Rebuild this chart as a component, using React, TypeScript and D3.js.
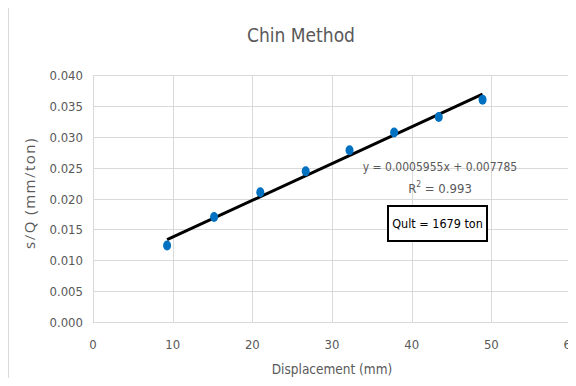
────
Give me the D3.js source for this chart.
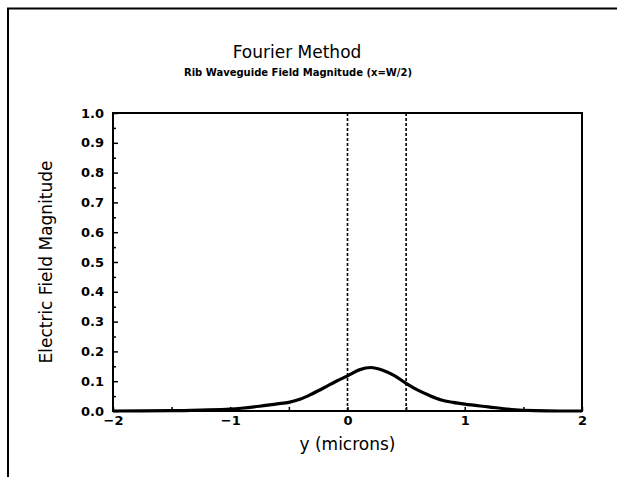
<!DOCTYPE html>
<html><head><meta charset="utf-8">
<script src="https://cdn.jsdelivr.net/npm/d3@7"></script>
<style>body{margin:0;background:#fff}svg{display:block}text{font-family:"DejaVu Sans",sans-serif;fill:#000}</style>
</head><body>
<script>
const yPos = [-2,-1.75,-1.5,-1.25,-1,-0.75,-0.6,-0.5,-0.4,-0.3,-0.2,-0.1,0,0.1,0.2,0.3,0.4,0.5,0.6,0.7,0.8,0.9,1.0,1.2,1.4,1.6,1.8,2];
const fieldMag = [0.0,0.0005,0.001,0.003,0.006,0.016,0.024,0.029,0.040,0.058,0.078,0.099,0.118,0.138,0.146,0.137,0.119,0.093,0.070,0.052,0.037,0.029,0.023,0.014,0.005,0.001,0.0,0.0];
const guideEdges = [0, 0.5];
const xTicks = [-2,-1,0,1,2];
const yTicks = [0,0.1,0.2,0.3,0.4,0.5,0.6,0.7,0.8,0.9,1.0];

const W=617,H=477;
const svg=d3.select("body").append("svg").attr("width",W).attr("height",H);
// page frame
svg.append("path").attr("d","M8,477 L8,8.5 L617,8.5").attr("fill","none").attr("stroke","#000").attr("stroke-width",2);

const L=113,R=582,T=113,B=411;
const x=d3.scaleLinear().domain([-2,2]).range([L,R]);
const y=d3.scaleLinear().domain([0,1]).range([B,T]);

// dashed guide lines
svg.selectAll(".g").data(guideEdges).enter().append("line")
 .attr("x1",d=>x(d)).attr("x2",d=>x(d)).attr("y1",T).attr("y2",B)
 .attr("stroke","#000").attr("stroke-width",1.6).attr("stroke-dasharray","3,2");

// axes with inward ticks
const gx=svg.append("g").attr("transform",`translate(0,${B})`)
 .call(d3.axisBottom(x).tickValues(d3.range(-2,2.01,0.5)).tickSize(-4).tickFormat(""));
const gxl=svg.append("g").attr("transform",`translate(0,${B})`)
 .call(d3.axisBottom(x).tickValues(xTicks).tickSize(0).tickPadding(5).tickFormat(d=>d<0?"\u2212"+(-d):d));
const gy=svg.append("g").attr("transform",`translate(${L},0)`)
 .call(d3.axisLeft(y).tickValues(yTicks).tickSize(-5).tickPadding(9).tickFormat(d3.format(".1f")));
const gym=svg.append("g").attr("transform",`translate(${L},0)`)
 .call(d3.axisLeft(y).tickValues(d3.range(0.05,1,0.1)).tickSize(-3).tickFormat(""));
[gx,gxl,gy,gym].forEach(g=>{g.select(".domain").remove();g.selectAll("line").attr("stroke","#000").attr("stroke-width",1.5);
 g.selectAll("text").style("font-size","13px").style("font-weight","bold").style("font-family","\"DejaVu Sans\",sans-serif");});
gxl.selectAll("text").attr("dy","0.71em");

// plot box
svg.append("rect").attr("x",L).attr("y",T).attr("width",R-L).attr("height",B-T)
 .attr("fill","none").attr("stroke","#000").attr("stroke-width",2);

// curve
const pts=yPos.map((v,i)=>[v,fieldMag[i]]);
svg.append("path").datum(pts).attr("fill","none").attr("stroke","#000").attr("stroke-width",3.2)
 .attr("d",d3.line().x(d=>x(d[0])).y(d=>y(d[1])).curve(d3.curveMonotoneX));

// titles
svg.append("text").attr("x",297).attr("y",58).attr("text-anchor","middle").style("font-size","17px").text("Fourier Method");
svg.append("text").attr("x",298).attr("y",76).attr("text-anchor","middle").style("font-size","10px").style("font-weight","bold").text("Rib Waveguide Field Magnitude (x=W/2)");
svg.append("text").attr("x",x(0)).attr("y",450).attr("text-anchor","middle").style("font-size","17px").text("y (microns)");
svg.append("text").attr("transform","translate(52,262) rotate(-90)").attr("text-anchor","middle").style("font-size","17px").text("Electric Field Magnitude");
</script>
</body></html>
────
Task requirements
Show the lines that mention the word "this".

Written answer
Rebuild this chart as a component, using React, TypeScript and D3.js.
Give me the D3.js source for this chart.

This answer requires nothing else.